Understanding market saturation is critical for both founders and investors because it fundamentally impacts the growth trajectory and unit economics of a business. A startup entering a saturated market faces an uphill battle: every customer won must be taken from a competitor, which is dramatically harder and more expensive than acquiring customers in an underserved market. The growth math simply doesn't work the same way.

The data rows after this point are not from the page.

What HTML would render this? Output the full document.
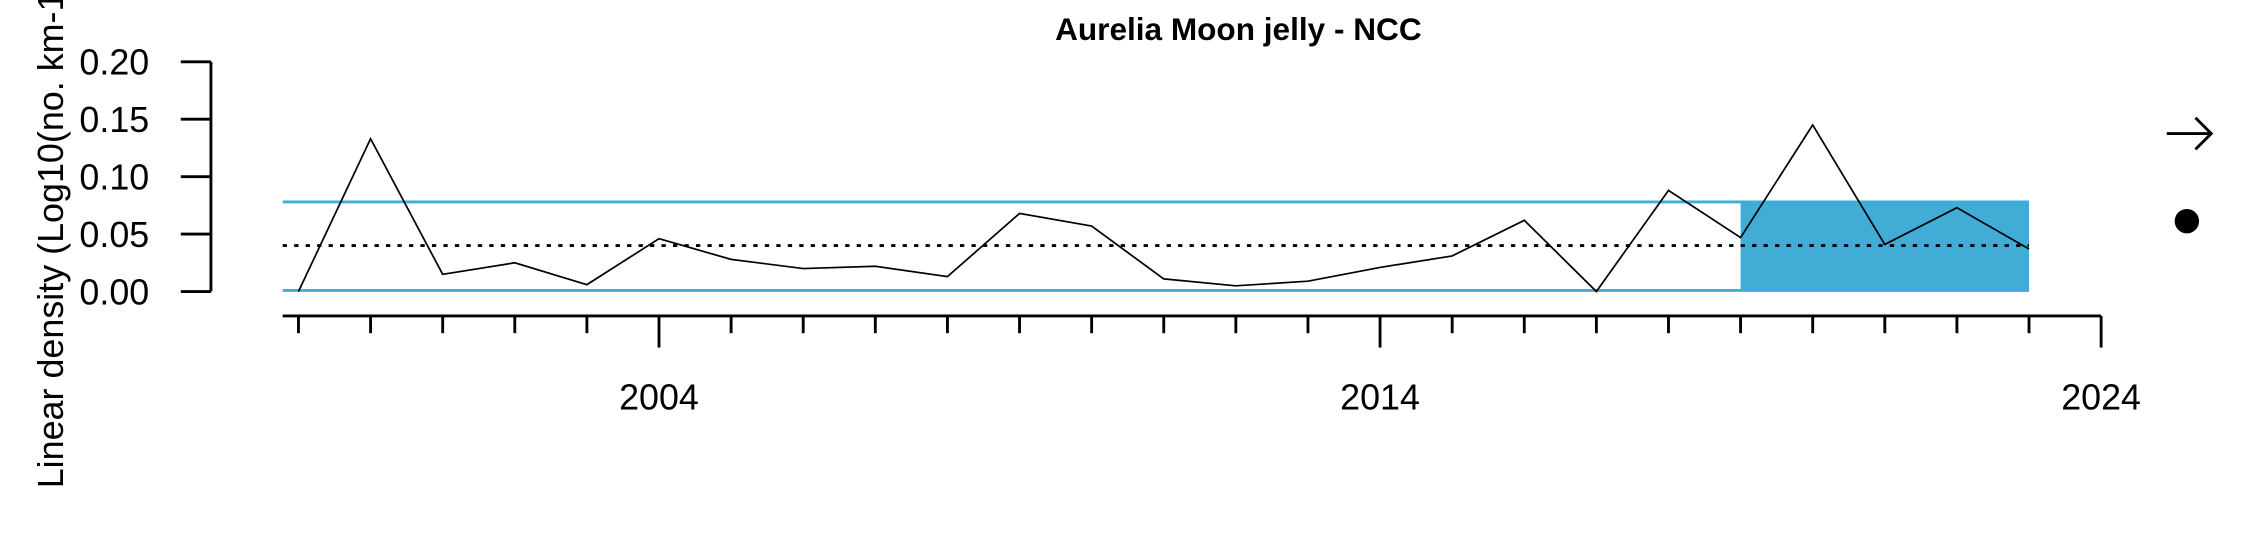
<!DOCTYPE html>
<html><head><meta charset="utf-8"><style>html,body{margin:0;padding:0;background:#fff}svg{display:block}</style></head>
<body>
<svg id="chart" width="2250" height="540" viewBox="0 0 1568 376" preserveAspectRatio="none" xmlns="http://www.w3.org/2000/svg" font-family="Liberation Sans, sans-serif">
<text x="863" y="28" text-anchor="middle" font-size="22" font-weight="bold">Aurelia Moon jelly - NCC</text>
<text transform="translate(44,340) rotate(-90)" font-size="25" text-anchor="start">Linear density (Log10(no. km-1))</text>
<g id="plot"></g>
<g stroke="#000" stroke-width="2" fill="none">
<line x1="1510" y1="93" x2="1541" y2="93"/>
<polyline points="1530,82 1541,93 1530,104"/>
</g>
<circle cx="1524" cy="154" r="8.5" fill="#000"/>
</svg>
<script>
const years=[1999,2000,2001,2002,2003,2004,2005,2006,2007,2008,2009,2010,2011,2012,2013,2014,2015,2016,2017,2018,2019,2020,2021,2022,2023];
const values=[0.0,0.133,0.015,0.025,0.006,0.046,0.028,0.020,0.022,0.013,0.068,0.057,0.011,0.005,0.009,0.021,0.031,0.062,0.0,0.088,0.047,0.145,0.041,0.073,0.037];
const meanValue=0.040;
const upperBand=0.078;
const lowerBand=0.001;
const shadeStart=2019, shadeEnd=2023;
const yTicks=[0,0.05,0.10,0.15,0.20];
const yTickLabels=["0.00","0.05","0.10","0.15","0.20"];
const xMajor=[2004,2014,2024];
const ns="http://www.w3.org/2000/svg";
const g=document.getElementById('plot');
const X=yr=>208+(yr-1999)*50.25;
const Y=v=>203-v*800;
function mk(t,a){const e=document.createElementNS(ns,t);for(const k in a)e.setAttribute(k,a[k]);g.appendChild(e);return e;}
const x0=197, x1=X(2023);
let e;
e=mk('rect',{x:X(shadeStart),y:Y(upperBand),width:X(shadeEnd)-X(shadeStart),height:Y(lowerBand)-Y(upperBand),fill:'#41acd6'});

e=mk('line',{x1:x0,x2:x1,y1:Y(upperBand),y2:Y(upperBand),stroke:'#41acd6','stroke-width':2});

e=mk('line',{x1:x0,x2:x1,y1:Y(lowerBand),y2:Y(lowerBand),stroke:'#41acd6','stroke-width':2});

e=mk('line',{x1:x0,x2:x1,y1:Y(meanValue),y2:Y(meanValue),stroke:'#000','stroke-width':2,'stroke-dasharray':'3,5'});

e=mk('polyline',{points:years.map((y,i)=>X(y)+','+Y(values[i])).join(' '),fill:'none',stroke:'#000','stroke-width':1.2});

e=mk('line',{x1:147,x2:147,y1:Y(0.2),y2:Y(0),stroke:'#000','stroke-width':2});

yTicks.forEach((v,i)=>{
 e=mk('line',{x1:126,x2:147,y1:Y(v),y2:Y(v),stroke:'#000','stroke-width':2});
 
 e=mk('text',{x:104,y:Y(v)+9,'text-anchor':'end','font-size':25});e.textContent=yTickLabels[i];
 
});
e=mk('line',{x1:x0,x2:X(2024),y1:220,y2:220,stroke:'#000','stroke-width':2});

for(let yr=1999;yr<=2024;yr++){
 const major=xMajor.includes(yr);
 e=mk('line',{x1:X(yr),x2:X(yr),y1:220,y2:major?242:232,stroke:'#000','stroke-width':2});
 
}
xMajor.forEach(yr=>{
 e=mk('text',{x:X(yr),y:285,'text-anchor':'middle','font-size':25});e.textContent=String(yr);
 
});
</script>
</body></html>
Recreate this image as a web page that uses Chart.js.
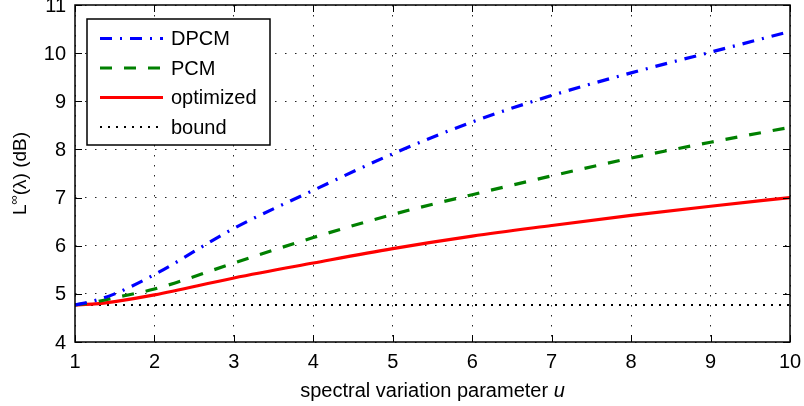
<!DOCTYPE html>
<html>
<head>
<meta charset="utf-8">
<script src="https://cdn.jsdelivr.net/npm/chart.js@4/dist/chart.umd.min.js"></script>
<style>
  html, body { margin: 0; padding: 0; background: #fff; }
  #wrap { width: 804px; height: 406px; }
</style>
</head>
<body>
<div id="wrap"><canvas id="chart" width="804" height="406"></canvas></div>
<script>
// values
const uValues = [1, 1.25, 1.5, 2, 3, 4, 5, 6, 7, 8, 9, 10];
const dpcm = [4.77, 4.86, 5.00, 5.40, 6.36, 7.15, 7.91, 8.57, 9.12, 9.59, 10.02, 10.45];
const pcm = [4.77, 4.83, 4.92, 5.10, 5.64, 6.17, 6.65, 7.06, 7.45, 7.82, 8.15, 8.46];
const optimized = [4.77, 4.79, 4.84, 4.98, 5.33, 5.64, 5.94, 6.20, 6.42, 6.63, 6.82, 7.00];
const boundU = [1, 10];
const bound = [4.77, 4.77];

const xTicks = [1, 2, 3, 4, 5, 6, 7, 8, 9, 10];
const yTicks = [4, 5, 6, 7, 8, 9, 10, 11];

const FONT = '"Liberation Sans", Arial, Helvetica, sans-serif';

function pts(xs, ys) {
  return xs.map((x, i) => ({ x: x, y: ys[i] }));
}

// box, inward ticks, tick labels, legend and axis titles, MATLAB style
const framePlugin = {
  id: 'frame',
  afterDraw(chart) {
    const ctx = chart.ctx;
    const a = chart.chartArea;
    const xs = chart.scales.x, ys = chart.scales.y;
    const tl = 7;

    ctx.save();
    ctx.strokeStyle = '#000';
    ctx.lineWidth = 1;
    ctx.setLineDash([]);
    ctx.beginPath();
    xTicks.forEach(v => {
      const px = Math.round(xs.getPixelForValue(v)) + 0.5;
      ctx.moveTo(px, a.bottom); ctx.lineTo(px, a.bottom - tl);
      ctx.moveTo(px, a.top); ctx.lineTo(px, a.top + tl);
    });
    yTicks.forEach(v => {
      const py = Math.round(ys.getPixelForValue(v)) + 0.5;
      ctx.moveTo(a.left, py); ctx.lineTo(a.left + tl, py);
      ctx.moveTo(a.right, py); ctx.lineTo(a.right - tl, py);
    });
    ctx.stroke();
    ctx.lineWidth = 1.5;
    ctx.strokeRect(a.left, a.top, a.right - a.left, a.bottom - a.top);

    // tick labels
    ctx.fillStyle = '#000';
    ctx.font = '20px ' + FONT;
    ctx.textBaseline = 'middle';
    ctx.textAlign = 'center';
    xTicks.forEach(v => ctx.fillText(String(v), xs.getPixelForValue(v), a.bottom + 20));
    ctx.textAlign = 'right';
    yTicks.forEach(v => ctx.fillText(String(v), a.left - 9, ys.getPixelForValue(v) + 1));

    // legend
    const lx = 87, ly = 19, lw = 183, lh = 126;
    ctx.fillStyle = '#fff';
    ctx.fillRect(lx, ly, lw, lh);
    ctx.lineWidth = 1.5;
    ctx.strokeRect(lx, ly, lw, lh);
    ctx.font = '20px ' + FONT;
    ctx.textBaseline = 'middle';
    ctx.textAlign = 'left';
    chart.data.datasets.forEach((ds, i) => {
      const y = ly + 19.5 + i * 29.5;
      ctx.strokeStyle = ds.borderColor;
      ctx.lineWidth = ds.borderWidth;
      ctx.setLineDash(ds.borderDash || []);
      ctx.beginPath();
      ctx.moveTo(100, y);
      ctx.lineTo(163, y);
      ctx.stroke();
      ctx.setLineDash([]);
      ctx.fillStyle = '#000';
      ctx.fillText(ds.label, 171, y + 1);
    });

    // x title with italic u
    ctx.fillStyle = '#000';
    ctx.textBaseline = 'alphabetic';
    const t1 = 'spectral variation parameter ';
    ctx.font = '20px ' + FONT;
    const w1 = ctx.measureText(t1).width;
    ctx.font = 'italic 20px ' + FONT;
    const w2 = ctx.measureText('u').width;
    let x0 = (a.left + a.right) / 2 - (w1 + w2) / 2;
    ctx.font = '20px ' + FONT;
    ctx.fillText(t1, x0, 397);
    ctx.font = 'italic 20px ' + FONT;
    ctx.fillText('u', x0 + w1, 397);

    // y title L^inf(lambda) (dB)
    ctx.translate(26, (a.top + a.bottom) / 2);
    ctx.rotate(-Math.PI / 2);
    ctx.font = '19px ' + FONT;
    const pL = ctx.measureText('L').width;
    const rest = '(λ) (dB)';
    const pR = ctx.measureText(rest).width;
    ctx.font = '13px ' + FONT;
    const pS = ctx.measureText('∞').width;
    let sx = -(pL + pS + pR) / 2;
    ctx.font = '19px ' + FONT;
    ctx.fillText('L', sx, 0);
    ctx.font = '13px ' + FONT;
    ctx.fillText('∞', sx + pL, -8);
    ctx.font = '19px ' + FONT;
    ctx.fillText(rest, sx + pL + pS, 0);
    ctx.restore();
  }
};

new Chart(document.getElementById('chart'), {
  type: 'line',
  data: {
    datasets: [
      {
        label: 'DPCM',
        data: pts(uValues, dpcm),
        borderColor: '#0000ff',
        borderWidth: 3.2,
        borderDash: [12, 8, 2, 8]
      },
      {
        label: 'PCM',
        data: pts(uValues, pcm),
        borderColor: '#008000',
        borderWidth: 3.2,
        borderDash: [12, 12]
      },
      {
        label: 'optimized',
        data: pts(uValues, optimized),
        borderColor: '#ff0000',
        borderWidth: 3.2
      },
      {
        label: 'bound',
        data: pts(boundU, bound),
        borderColor: '#000000',
        borderWidth: 2,
        borderDash: [2, 6]
      }
    ]
  },
  options: {
    responsive: false,
    animation: false,
    devicePixelRatio: 1,
    layout: { padding: { left: 0, right: 14, top: 5, bottom: 0 } },
    elements: {
      point: { radius: 0 },
      line: { tension: 0.4, cubicInterpolationMode: 'monotone', fill: false, borderCapStyle: 'butt' }
    },
    plugins: {
      legend: { display: false },
      tooltip: { enabled: false }
    },
    scales: {
      x: {
        type: 'linear',
        min: 1,
        max: 10,
        afterFit: s => { s.height = 64; },
        afterBuildTicks: s => { s.ticks = xTicks.map(v => ({ value: v })); },
        ticks: { display: false },
        grid: { color: 'rgba(0,0,0,0.85)', lineWidth: 1, drawTicks: false },
        border: { display: false, dash: [1.5, 8.5] }
      },
      y: {
        min: 4,
        max: 11,
        afterFit: s => { s.width = 75; },
        afterBuildTicks: s => { s.ticks = yTicks.map(v => ({ value: v })); },
        ticks: { display: false },
        grid: { color: 'rgba(0,0,0,0.85)', lineWidth: 1, drawTicks: false },
        border: { display: false, dash: [1.5, 8.5] }
      }
    }
  },
  plugins: [framePlugin]
});
</script>
</body>
</html>
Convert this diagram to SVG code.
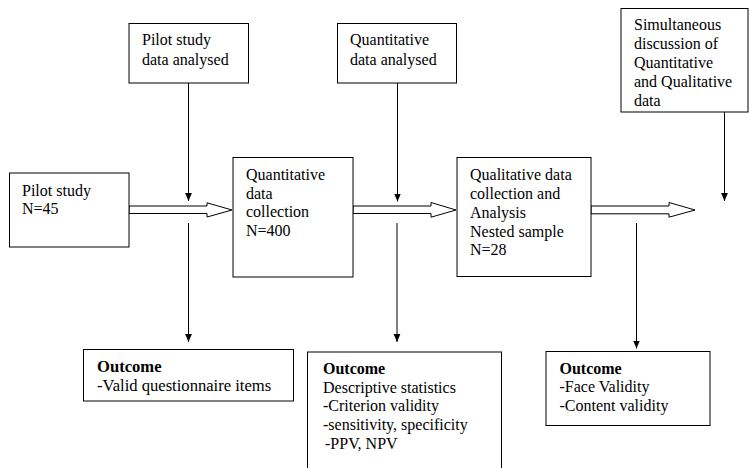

For investors, saturation analysis helps avoid the trap of investing in companies that look impressive on paper but are entering markets where growth will be structurally constrained. It also helps identify the most interesting opportunities: markets that appear saturated to the casual observer but where a new technology or business model is about to create a reset.

VC Beast Take

The word "saturated" is often used as an excuse by investors who passed on a deal that later succeeded. Every transformative company entered what appeared to be a saturated market. Google entered a market with dozens of search engines. Facebook launched when MySpace was dominant. The difference between a saturated market and a market ready for disruption depends entirely on whether the new entrant has a genuinely different approach or is just another incremental player.

The tell is in the switching cost analysis. If existing solutions are deeply embedded and customers are satisfied, the market is genuinely saturated and you need a 10x improvement to dislodge them. If existing solutions are tolerated but not loved — if customers would switch in a heartbeat for something meaningfully better — then the market isn't saturated, it's just poorly served. Those are very different situations.